Why does this matter: membership clubs already had a price advantage on bulk groceries, and tacking on cheaper gas makes the math hard to ignore - one fill-up can effectively pay for half an annual membership.
A Numerator survey found that the share of drivers filling up at club stores like Costco jumped to 36% - up three points from a year ago - with about half using a loyalty program or a fuel-rewards credit card.
Once they're at the pump, they often walk inside - an employee at a Texas Costco told Business Insider that roughly 80% of customers had stopped for gas before heading into the warehouse.
Foot-traffic data from Placer.ai showed club stores outpacing other retailers in the final week of April.
What's Different About Costco's Model
Most retailers feel pain when gas climbs, with higher transportation costs squeezing margins and consumer spending shifting elsewhere.
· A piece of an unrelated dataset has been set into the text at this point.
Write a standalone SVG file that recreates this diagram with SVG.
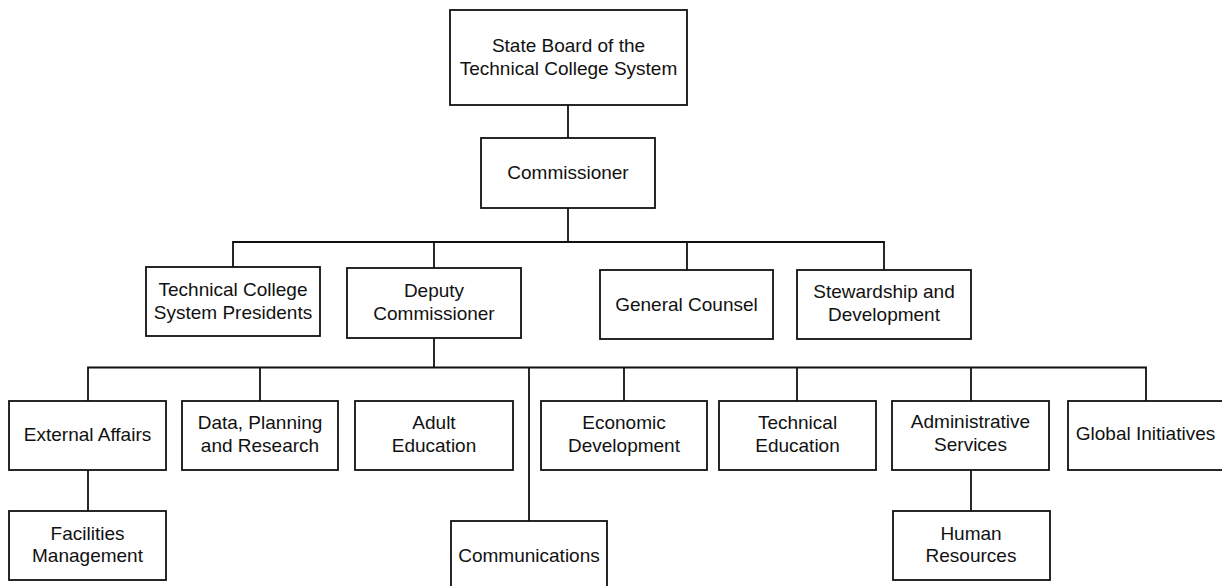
<svg xmlns="http://www.w3.org/2000/svg" width="1222" height="586" viewBox="0 0 1222 586">
<style>
.box{fill:#fff;stroke:#111;stroke-width:1.8}
.ln{fill:none;stroke:#111;stroke-width:1.8}
text{font-family:"Liberation Sans",Arial,sans-serif;font-size:19px;fill:#111;text-anchor:middle}
</style>
<rect width="1222" height="586" fill="#fff"/>
<g id="connectors">
<path class="ln" d="M568 105V138"/>
<path class="ln" d="M568 208V242"/>
<path class="ln" d="M233 267V242H884V270"/>
<path class="ln" d="M434 242V268"/>
<path class="ln" d="M687 242V270"/>
<path class="ln" d="M434 338V367.5"/>
<path class="ln" d="M88 401V367.5H1146V401"/>
<path class="ln" d="M260 367.5V401"/>
<path class="ln" d="M529 367.5V521"/>
<path class="ln" d="M624 367.5V401"/>
<path class="ln" d="M797 367.5V401"/>
<path class="ln" d="M971 367.5V401"/>
<path class="ln" d="M88 470V511"/>
<path class="ln" d="M971 470V511"/>
</g>
<g id="state-board"><rect class="box" x="450" y="10" width="237" height="95"/><text x="568.5" y="52">State Board of the</text><text x="568.5" y="75">Technical College System</text></g>
<g id="commissioner"><rect class="box" x="481" y="138" width="174" height="70"/><text x="568" y="179">Commissioner</text></g>
<g id="presidents"><rect class="box" x="146" y="267" width="174" height="69"/><text x="233" y="296">Technical College</text><text x="233" y="318.5">System Presidents</text></g>
<g id="deputy"><rect class="box" x="347" y="268" width="174" height="70"/><text x="434" y="297">Deputy</text><text x="434" y="320">Commissioner</text></g>
<g id="general-counsel"><rect class="box" x="600" y="270" width="173" height="69"/><text x="686.5" y="311">General Counsel</text></g>
<g id="stewardship"><rect class="box" x="797" y="270" width="174" height="69"/><text x="884" y="298">Stewardship and</text><text x="884" y="321">Development</text></g>
<g id="external-affairs"><rect class="box" x="9" y="401" width="157" height="69"/><text x="87.5" y="441">External Affairs</text></g>
<g id="data-planning"><rect class="box" x="182" y="401" width="156" height="69"/><text x="260" y="429">Data, Planning</text><text x="260" y="452">and Research</text></g>
<g id="adult-education"><rect class="box" x="355" y="401" width="158" height="69"/><text x="434" y="429">Adult</text><text x="434" y="452">Education</text></g>
<g id="economic-development"><rect class="box" x="541" y="401" width="166" height="69"/><text x="624" y="428.5">Economic</text><text x="624" y="451.5">Development</text></g>
<g id="technical-education"><rect class="box" x="719" y="401" width="157" height="69"/><text x="797.5" y="428.5">Technical</text><text x="797.5" y="451.5">Education</text></g>
<g id="administrative-services"><rect class="box" x="892" y="401" width="157" height="69"/><text x="970.5" y="428">Administrative</text><text x="970.5" y="450.5">Services</text></g>
<g id="global-initiatives"><rect class="box" x="1068" y="401" width="157" height="69"/><text x="1145.5" y="440">Global Initiatives</text></g>
<g id="facilities"><rect class="box" x="9" y="511" width="157" height="69"/><text x="87.5" y="540">Facilities</text><text x="87.5" y="562">Management</text></g>
<g id="communications"><rect class="box" x="451" y="521" width="156" height="72"/><text x="529" y="562">Communications</text></g>
<g id="human-resources"><rect class="box" x="893" y="511" width="157" height="69"/><text x="971" y="540">Human</text><text x="971" y="562">Resources</text></g>
</svg>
Costco gets the opposite effect because gas is a loss-leader designed to bring members through the door, and the higher gas climbs, the more valuable that membership math becomes.
Membership renewal rates have run above 90% for years, and the company collects fees upfront - giving Costco a financial cushion no other big-box retailer has.
The K-Shape Is Showing Up In Sales Data
A New York Federal Reserve report this week found that lower-income households cut their gas consumption by 7% but still paid 12% more, while higher-income households actually raised their gas spending 19% and barely cut consumption.
That's the K-shaped economy in plain English - one group pulling back, the other absorbing the hit.
Costco's customer base skews more affluent than most big-box retailers. So the same gas spike that's pushing budget shoppers to cut back is sending Costco's customers in for groceries on the way home.
What To Watch
The bigger question for investors is whether the gas tailwind sticks.
If oil retreats as war risk fades, Costco's sales boost softens with it - and the open question is whether new members signing up for cheaper gas stick around once oil normalizes.
75% of Numerator respondents said high gas prices are forcing them to cut spending - and the cuts are happening everywhere except Costco.
That's the K-shape showing up in real sales data.